Key Forensic Artifacts
/var/log/apache2/access.log and /var/log/apache2/error.log (HTTP request/response metadata and PHP errors)
/var/log/php-fpm.log and /var/log/laravel.log (application exceptions, serialization warnings, command execution traces)
/var/log/auth.log and /var/log/syslog (command execution, privilege escalation attempts, system activity)
composer.lock and composer.json (package version baseline for forensic timeline and supply chain verification)
tcpdump capture files or WAF logs (HTTP request bodies, payload reconstruction, exploit pattern detection)
Detection Guidance
Focus detection on Livewire's AJAX component update endpoints.
In Apache or Nginx access logs, search for POST requests to paths matching '/livewire/message' or '/livewire/update' originating from unexpected or unauthenticated sources.
Look for payloads that are base64-encoded or contain PHP serialization markers ('O:' prefix in request bodies), which indicate potential object injection attempts.
In application-level logs, watch for unexpected process spawning from the web server user (e.g., 'www-data' or 'apache' spawning shell processes).
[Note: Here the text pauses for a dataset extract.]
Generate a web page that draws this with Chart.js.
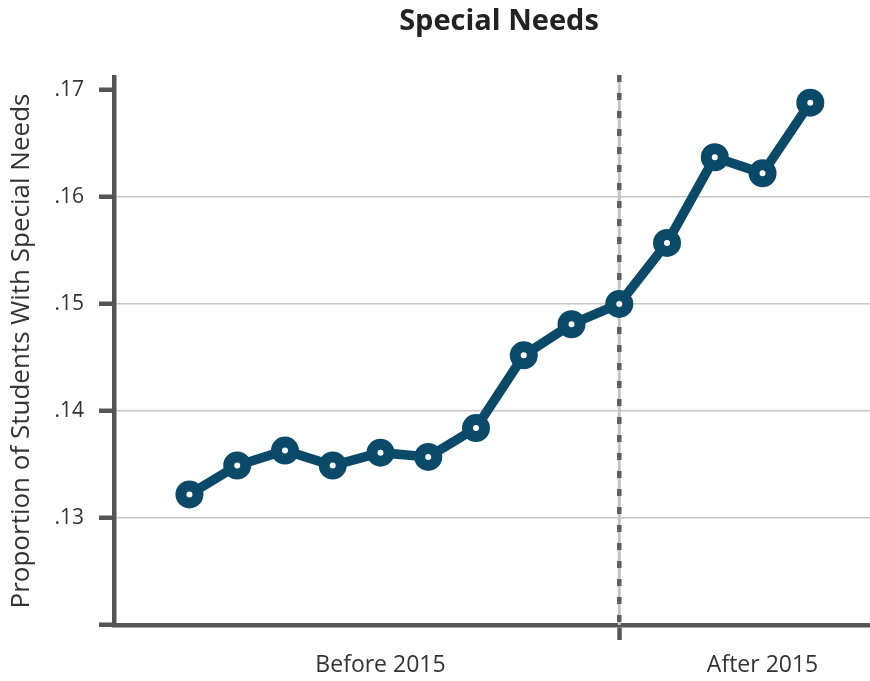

On Linux hosts, audit logs (auditd) can surface execve calls initiated from PHP-FPM or Apache worker processes. If a WAF is in place, enable PHP deserialization and code injection rule sets and alert on matches against Livewire endpoint patterns. No specific IOCs (IPs, domains, hashes) have been publicly attributed to active exploitation campaigns at time of this report; behavioral detection is the primary signal.
Compliance Framework Mappings
CM-7
SI-3
SI-4
SI-7
CA-8
RA-5
+4
MITRE ATT&CK Mapping
T1059
Command and Scripting Interpreter
execution
T1190
Exploit Public-Facing Application
initial-access
Guidance Disclaimer
The analysis, framework mappings, and incident response recommendations in this intelligence
item are derived from established industry standards including NIST SP 800-61, NIST SP 800-53,
CIS Controls v8, MITRE ATT&CK, and other recognized frameworks. This content is provided
as supplemental intelligence guidance only and does not constitute professional incident response
services. Organizations should adapt all recommendations to their specific environment, risk
tolerance, and regulatory requirements. This material is not a substitute for your organization's
official incident response plan, legal counsel, or qualified security practitioners.